INFLUENTIAL FEATURES PCA FOR HIGH DIMENSIONAL CLUSTERING

成果类型:
Article
署名作者:
Jin, Jiashun; Wang, Wanjie
署名单位:
Carnegie Mellon University; National University of Singapore
刊物名称:
ANNALS OF STATISTICS
ISSN/ISSBN:
0090-5364
DOI:
10.1214/15-AOS1423
发表日期:
2016
页码:
2323-2359
关键词:
higher criticism large deviations CLASSIFICATION components inference graph rare
摘要:
We consider a clustering problem where we observe feature vectors X-i is an element of R-P, i = 1, 2,..., n, from K possible classes. The class labels are unknown and the main interest is to estimate them. We are primarily interested in the modern regime of p >> n, where classical clustering methods face challenges.
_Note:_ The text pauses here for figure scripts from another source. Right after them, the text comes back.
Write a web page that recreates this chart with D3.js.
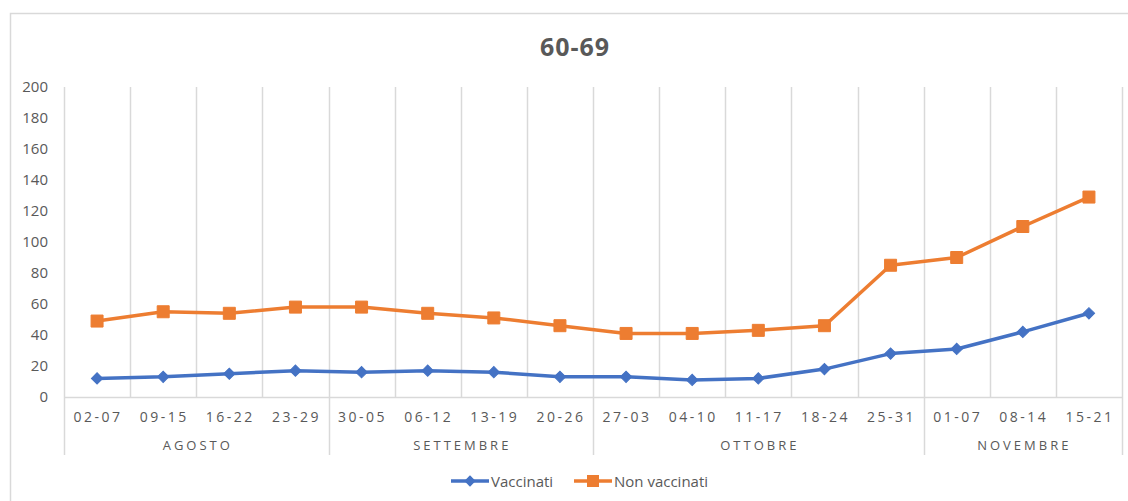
<!DOCTYPE html>
<meta charset="utf-8">
<script src="https://d3js.org/d3.v7.min.js"></script>
<style>
body { margin: 0; background: #fff; }
text { font-family: 'Open Sans', 'Liberation Sans', sans-serif; fill: #595959; }
</style>
<div id="chart"></div>
<script>
// week labels and months
var weeks = ["02-07","09-15","16-22","23-29","30-05","06-12","13-19","20-26",
             "27-03","04-10","11-17","18-24","25-31","01-07","08-14","15-21"];
var months = [["AGOSTO", 0, 4], ["SETTEMBRE", 4, 8], ["OTTOBRE", 8, 13], ["NOVEMBRE", 13, 16]];
var vaccinati = [12, 13, 15, 17, 16, 17, 16, 13, 13, 11, 12, 18, 28, 31, 42, 54];
var nonVaccinati = [49, 55, 54, 58, 58, 54, 51, 46, 41, 41, 43, 46, 85, 90, 110, 129];
var yTicks = [0, 20, 40, 60, 80, 100, 120, 140, 160, 180, 200];

var W = 1128, H = 501;
var plotLeft = 64, plotRight = 1122, plotTop = 87, plotBottom = 397;

var svg = d3.select("#chart").append("svg").attr("width", W).attr("height", H);

// outer chart border
svg.append("rect").attr("x", 10.5).attr("y", 13.5).attr("width", 1130).attr("height", 500)
  .attr("fill", "none").attr("stroke", "#d9d9d9").attr("stroke-width", 1.5);

var x = d3.scaleBand().domain(d3.range(weeks.length)).range([plotLeft, plotRight]);
var y = d3.scaleLinear().domain([0, 200]).range([plotBottom, plotTop]);

// title
svg.append("text").attr("x", 575).attr("y", 56).attr("text-anchor", "middle")
  .style("font-size", "25px").style("font-weight", "bold").style("letter-spacing", "1px")
  .text("60-69");

// vertical gridlines at category boundaries
var bounds = d3.range(weeks.length + 1);
var monthEdges = [0, 4, 8, 13, 16];
svg.append("g").selectAll("line").data(bounds).enter().append("line")
  .attr("x1", function(i) { return Math.round(plotLeft + i * x.step()) + 0.5; })
  .attr("x2", function(i) { return Math.round(plotLeft + i * x.step()) + 0.5; })
  .attr("y1", plotTop)
  .attr("y2", function(i) { return monthEdges.indexOf(i) >= 0 ? 455 : plotBottom; })
  .attr("stroke", "#d9d9d9").attr("stroke-width", 1.5);

// zero axis line
svg.append("line").attr("x1", plotLeft).attr("x2", plotRight)
  .attr("y1", y(0) + 0.5).attr("y2", y(0) + 0.5)
  .attr("stroke", "#d9d9d9").attr("stroke-width", 1.5);

// y tick labels
svg.append("g").selectAll("text").data(yTicks).enter().append("text")
  .attr("x", 48).attr("y", function(d) { return y(d) + 5; })
  .attr("text-anchor", "end").style("font-size", "15px")
  .text(function(d) { return d; });

// week labels
svg.append("g").selectAll("text").data(weeks).enter().append("text")
  .attr("x", function(d, i) { return x(i) + x.bandwidth() / 2 + 1; })
  .attr("y", 422).attr("text-anchor", "middle")
  .style("font-size", "14px").style("letter-spacing", "2.5px")
  .text(function(d) { return d; });

// month labels
svg.append("g").selectAll("text").data(months).enter().append("text")
  .attr("x", function(d) { return plotLeft + (d[1] + d[2]) / 2 * x.step() + 1.5; })
  .attr("y", 450).attr("text-anchor", "middle")
  .style("font-size", "13px").style("letter-spacing", "3px")
  .text(function(d) { return d[0]; });

var line = d3.line()
  .x(function(d, i) { return x(i) + x.bandwidth() / 2; })
  .y(function(d) { return y(d); });

var series = [
  { name: "Vaccinati", values: vaccinati, color: "#4472c4", size: 64, rot: 45 },
  { name: "Non vaccinati", values: nonVaccinati, color: "#ed7d31", size: 144, rot: 0 }
];

series.forEach(function(s) {
  svg.append("path").datum(s.values).attr("d", line)
    .attr("fill", "none").attr("stroke", s.color).attr("stroke-width", 3.5)
    .attr("stroke-linejoin", "round");
  svg.append("g").selectAll("path").data(s.values).enter().append("path")
    .attr("d", d3.symbol().type(d3.symbolSquare).size(s.size))
    .attr("transform", function(d, i) {
      return "translate(" + (x(i) + x.bandwidth() / 2) + "," + y(d) + ") rotate(" + s.rot + ")";
    })
    .attr("fill", s.color).attr("stroke", s.color).attr("stroke-width", 1);
});

// legend
var legendX = [451, 574];
series.forEach(function(s, k) {
  var g = svg.append("g").attr("transform", "translate(" + legendX[k] + ",481)");
  g.append("line").attr("x1", 0).attr("x2", 38).attr("y1", 0).attr("y2", 0)
    .attr("stroke", s.color).attr("stroke-width", 3.5);
  g.append("path").attr("d", d3.symbol().type(d3.symbolSquare).size(s.size))
    .attr("transform", "translate(19,0) rotate(" + s.rot + ")").attr("fill", s.color);
  g.append("text").attr("x", 40).attr("y", 6).style("font-size", "15px").text(s.name);
});
</script>
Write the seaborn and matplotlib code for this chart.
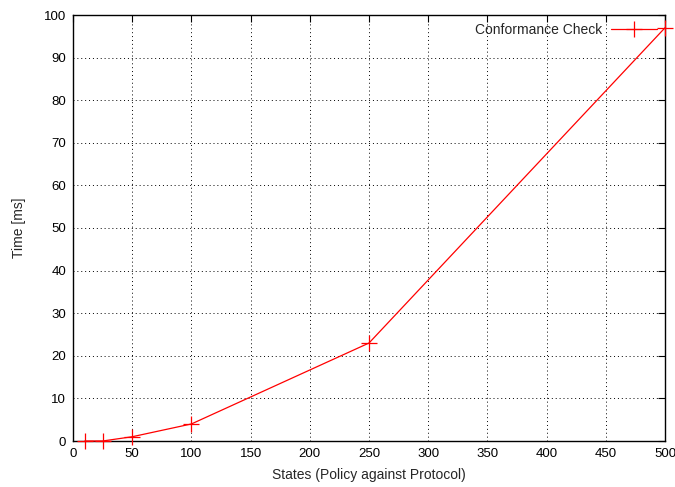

We propose Influential Features PCA (IF-PCA) as a new clustering procedure. In IF-PCA, we select a small fraction of features with the largest Kolmogorov Smirnov (KS) scores, obtain the first (K-1) left singular vectors of the post-selection normalized data matrix, and then estimate the labels by applying the classical k-means procedure to these singular vectors. In this procedure, the only tuning parameter is the threshold in the feature selection step. We set the threshold in a data-driven fashion by adapting the recent notion of Higher Criticism. As a result, IF-PCA is a tuning-free clustering method. We apply IF-PCA to 10 gene microarray data sets. The method has competitive performance in clustering. Especially, in three of the data sets, the error rates of IF-PCA are only 29% or less of the error rates by other methods. We have also rediscovered a phenomenon on empirical null by Efron [J. Amer. Statist. Assoc. 99 (2004) 96-104] on microarray data. With delicate analysis, especially post-selection eigen-analysis, we derive tight probability bounds on the Kolmogorov Smirnov statistics and show that IF-PCA yields clustering consistency in a broad context. The clustering problem is connected to the problems of sparse PCA and low-rank matrix recovery, but it is different in important ways. We reveal an interesting phase transition phenomenon associated with these problems and identify the range of interest for each.